Following speculation that Apple may be looking to acquire Sonder Keyboard, the startup yesterday confirmed to us that it has been in discussions with Apple’s procurement board. Coincidentally or not, the company’s website was not accessible at the time of writing (that may simply be yesterday’s story driving too much traffic to it, of course).
Sonder was not the first company to make a keyboard with dynamically-assigned keys. Patents for the idea go back as far as the 1970s, and the first commercially-available one was the German-made LC Board in the 1980s.
The Optimus Maximus was one of the better-known examples of the technology, later superseded by the Optimus Popularis, in which each key is an individual color LCD display. At $1500, it hasn’t exactly made it into the mainstream, and other examples have come and gone.

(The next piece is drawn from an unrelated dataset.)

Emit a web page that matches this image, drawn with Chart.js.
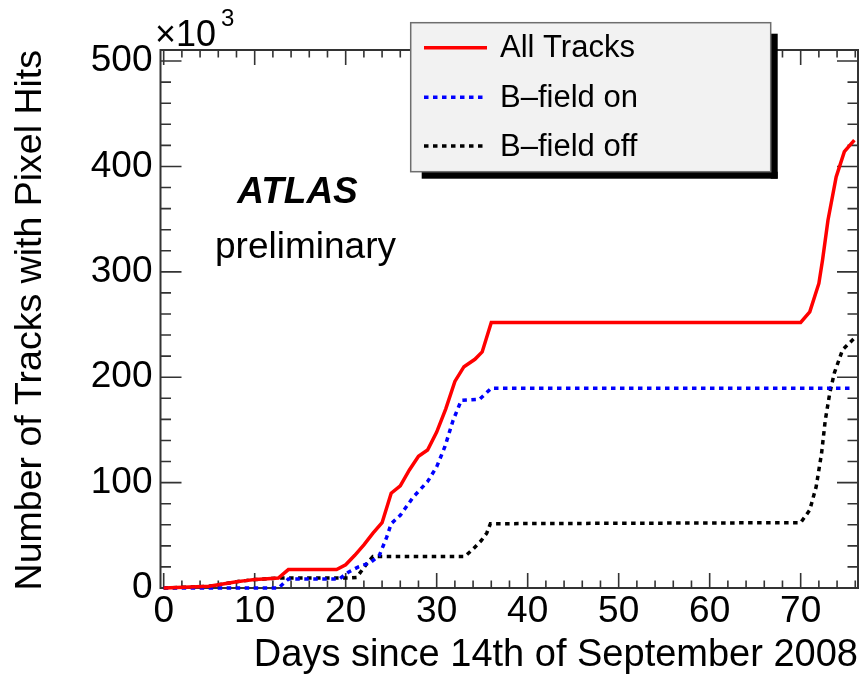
<!DOCTYPE html>
<html><head><meta charset="utf-8">
<script src="https://cdn.jsdelivr.net/npm/chart.js@4.4.1/dist/chart.umd.min.js"></script>
<style>html,body{margin:0;padding:0;background:#fff;}canvas{display:block;}</style>
</head><body>
<canvas id="c" width="863" height="674"></canvas>
<script>
// ---- data (thousands of tracks) ----
const allTracksDays   = [0, 5, 6, 7, 8, 9, 10, 11, 12.6, 13.7, 19, 20, 21, 22, 23, 24, 25, 26, 27, 28, 29, 30, 31, 32, 33, 34.2, 35, 36, 70, 71, 72, 72.4, 73, 73.9, 74.8, 75.9];
const allTracksValues = [0, 1.6, 3, 4.5, 6, 7, 8, 8.5, 9.5, 17.5, 17.5, 22, 31, 41, 52, 62, 90, 97, 112, 125, 131, 148, 170, 196, 210, 217, 224, 252, 252, 262, 289, 311, 349, 390, 414, 425];
const bOnDays   = [0, 12.6, 13.7, 19.3, 20.3, 21.4, 22.7, 23.7, 24.5, 25, 26, 27.4, 29, 30, 30.9, 31.8, 32.7, 34.7, 36, 75.8];
const bOnValues = [0, 0, 8.5, 8.5, 15, 20, 24, 31, 48, 61, 69, 86, 101, 115, 134, 159, 178, 179, 189.5, 189.5];
const bOffDays   = [0, 5, 6, 7, 8, 9, 10, 11, 12.6, 20.5, 21.2, 22.4, 23, 33.1, 34, 34.9, 35.5, 35.9, 70, 71, 71.7, 72.3, 72.7, 73.2, 73.7, 74.6, 75.9];
const bOffValues = [0, 1.6, 3, 4.5, 6, 7, 8, 8.5, 9.5, 9.5, 10, 24, 30, 30, 37, 45, 52, 61, 62, 74, 96, 128, 159, 185, 204, 226, 237];
const seriesNames = ['All Tracks', 'B\u2013field on', 'B\u2013field off'];
const xTickLabels = [0, 10, 20, 30, 40, 50, 60, 70];
const yTickLabels = [0, 100, 200, 300, 400, 500];
const xTitle = 'Days since 14th of September 2008';
const yTitle = 'Number of Tracks with Pixel Hits';

const FONT = "'Liberation Sans', Arial, Helvetica, sans-serif";
function pts(xs, ys) { return xs.map((x, i) => ({ x: x, y: ys[i] })); }

const decor = {
  id: 'decor',
  beforeDatasetsDraw(chart) {
    const { ctx, chartArea: a, scales: { x, y } } = chart;
    ctx.save();
    ctx.strokeStyle = '#333333';
    ctx.lineWidth = 1.6;
    ctx.beginPath();
    for (let d = 0; d <= x.max; d += 2) {
      const px = x.getPixelForValue(d);
      const major = xTickLabels.includes(d);
      const len = major ? 15 : 7.5;
      ctx.moveTo(px, a.bottom); ctx.lineTo(px, a.bottom - len);
      ctx.moveTo(px, a.top); ctx.lineTo(px, a.top + len);
    }
    for (let v = 0; v <= y.max; v += 20) {
      const py = y.getPixelForValue(v);
      const major = yTickLabels.includes(v);
      const len = major ? 21 : 10.5;
      ctx.moveTo(a.left, py); ctx.lineTo(a.left + len, py);
      ctx.moveTo(a.right, py); ctx.lineTo(a.right - len, py);
    }
    ctx.stroke();
    ctx.lineWidth = 2;
    ctx.strokeRect(a.left, a.top, a.right - a.left, a.bottom - a.top);
    ctx.restore();
  },
  afterDraw(chart) {
    const ctx = chart.ctx;
    ctx.save();
    ctx.fillStyle = '#000';
    ctx.textBaseline = 'alphabetic';
    ctx.textAlign = 'left';
    ctx.font = '36px ' + FONT;
    ctx.fillText('\u00d710', 155, 46);
    ctx.font = '24px ' + FONT;
    ctx.fillText('3', 221, 26);
    ctx.textAlign = 'center';
    ctx.font = 'italic bold 37px ' + FONT;
    ctx.fillText('ATLAS', 297.5, 203);
    ctx.font = '37px ' + FONT;
    ctx.fillText('preliminary', 305.5, 258);
    const bx = 410.7, by = 22.7, bw = 360, bh = 149, sh = 7;
    ctx.fillStyle = '#000';
    ctx.fillRect(bx + 11, by + bh, bw - 4, sh);
    ctx.fillRect(bx + bw, by + 11, sh, bh - 11 + sh);
    ctx.fillStyle = '#f2f2f2';
    ctx.fillRect(bx, by, bw, bh);
    ctx.strokeStyle = '#6e6e6e';
    ctx.lineWidth = 1.5;
    ctx.strokeRect(bx, by, bw, bh);
    const rows = [47.7, 97.3, 146];
    chart.data.datasets.forEach((ds, i) => {
      const yy = rows[i];
      ctx.strokeStyle = ds.borderColor;
      ctx.lineWidth = ds.borderWidth;
      ctx.setLineDash(ds.borderDash || []);
      ctx.beginPath();
      ctx.moveTo(424, yy); ctx.lineTo(487, yy);
      ctx.stroke();
      ctx.setLineDash([]);
      ctx.fillStyle = '#000';
      ctx.textAlign = 'left';
      ctx.textBaseline = 'middle';
      ctx.font = '31px ' + FONT;
      ctx.fillText(ds.label, 500, yy + 1);
    });
    ctx.restore();
  }
};

new Chart(document.getElementById('c'), {
  type: 'line',
  data: {
    datasets: [
      { label: seriesNames[0], data: pts(allTracksDays, allTracksValues), borderColor: '#ff0000', borderWidth: 3.5, pointRadius: 0, tension: 0, fill: false, clip: false },
      { label: seriesNames[1], data: pts(bOnDays, bOnValues), borderColor: '#0000ff', borderWidth: 3.5, borderDash: [4.5, 4.5], pointRadius: 0, tension: 0, fill: false, clip: false },
      { label: seriesNames[2], data: pts(bOffDays, bOffValues), borderColor: '#000000', borderWidth: 3.5, borderDash: [4.5, 4.5], pointRadius: 0, tension: 0, fill: false, clip: false }
    ]
  },
  options: {
    responsive: false,
    animation: false,
    devicePixelRatio: 1,
    layout: { padding: { left: 0, right: 5, top: 50, bottom: 0 } },
    plugins: { legend: { display: false }, tooltip: { enabled: false } },
    scales: {
      x: {
        type: 'linear', min: -0.35, max: 76.3,
        afterBuildTicks: s => { s.ticks = xTickLabels.map(v => ({ value: v })); },
        afterFit: s => { s.height = 86; },
        grid: { display: false, drawTicks: false },
        border: { display: false },
        ticks: { color: '#000', padding: 5, maxRotation: 0, autoSkip: false, font: { family: FONT, size: 37, lineHeight: 1 }, callback: v => String(v) },
        title: { display: true, text: xTitle, align: 'end', color: '#000', padding: { top: 0, bottom: 3 }, font: { family: FONT, size: 38, lineHeight: 0.8 } }
      },
      y: {
        type: 'linear', min: 0, max: 510.5,
        afterBuildTicks: s => { s.ticks = yTickLabels.map(v => ({ value: v })); },
        afterFit: s => { s.width = 160.5; },
        grid: { display: false, drawTicks: false },
        border: { display: false },
        ticks: { color: '#000', padding: 8, autoSkip: false, font: { family: FONT, size: 37, lineHeight: 1 }, callback: v => String(v) },
        title: { display: true, text: yTitle, align: 'end', color: '#000', padding: { top: 16, bottom: 0 }, font: { family: FONT, size: 37.5, lineHeight: 0.8 } }
      }
    }
  },
  plugins: [decor]
});
</script>
</body></html>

But Sonder’s approach has a realistic shot at making dynamic hardware keyboards a mainstream technology …
Sonder’s use of e-ink keys has two great advantages over LCD or OLED ones. First, it’s much more affordable: the keyboard is currently on pre-order at $199, which is just twice the price of Apple’s Magic Keyboard. The cost to Apple of manufacturing something similar ought to add a relatively modest amount to the cost of a MacBook.
Second, while color LCD displays are power-hungry, e-ink displays barely sip from a battery. They require no power to display their content, only to change what is displayed. That’s how a Kindle manages to run for a month or more on a single charge.
So the technology would be practical for Apple to adopt, and there is plenty of evidence that the company is interested in dynamic keys. It now appears certain that this year’s MacBook Pro models will have a dynamically-assigned OLED touchscreen panel in place of physical function keys, but the company’s enthusiasm for this approach of course dates back way further than this.
Apple’s most successful product was built on its early adoption of dynamic keyboards. It was the headline feature of the iPhone, which differed from existing smartphones of the time by dispensing with physical keys.
The argument Steve laid out then for virtual keys on a smartphone could be applied equally to a Mac keyboard.
The argument for dynamic keys on a computer is perhaps a little less compelling. Typing on them is one of the primary things we do, which was never really the case with a smartphone. But AV professionals can spend hours in front of a Mac without typing anything more than the occasional filename.
What’s wrong with their user interfaces? They all have these keyboards that are there whether you need them or not. And they all have these control buttons that are fixed in plastic and are the same for every application. Well, every application wants a slightly different user interface, a slightly optimized set of buttons, just for it.
That’s the reason many professionals choose to use keyboard overlays or custom keyboards for power apps like Photoshop, Lightroom, Final Cut Pro or Logic Pro. Those dedicated keyboards and overlays exist because they are huge time-savers. The ability to have your existing Mac keyboard switch instantly between overlay patterns for different apps would clearly be vastly more convenient.
And that’s not the only benefit of dynamic keyboards. Hold down a modifier key like Shift or Option and the keycaps could change to display appropriate content. Multilingual users could switch between keyboard layouts and letters. Or any one of us could choose between a white-on-black or black-on-white version to suit our tastes. Plus, you know, gadgets!
Now, sure, Sonder’s implementation isn’t particularly attractive. But ask any of us to name a company with a proven ability to take existing tech and make it both beautiful and usable, and we’re not going to have to think too hard.
So Apple may or may not buy Sonder, but I do think that, sooner or later, it will switch to some kind of dynamic hardware keyboard tech. And in time, dumb keyboards will come to look as dated as dumb phones.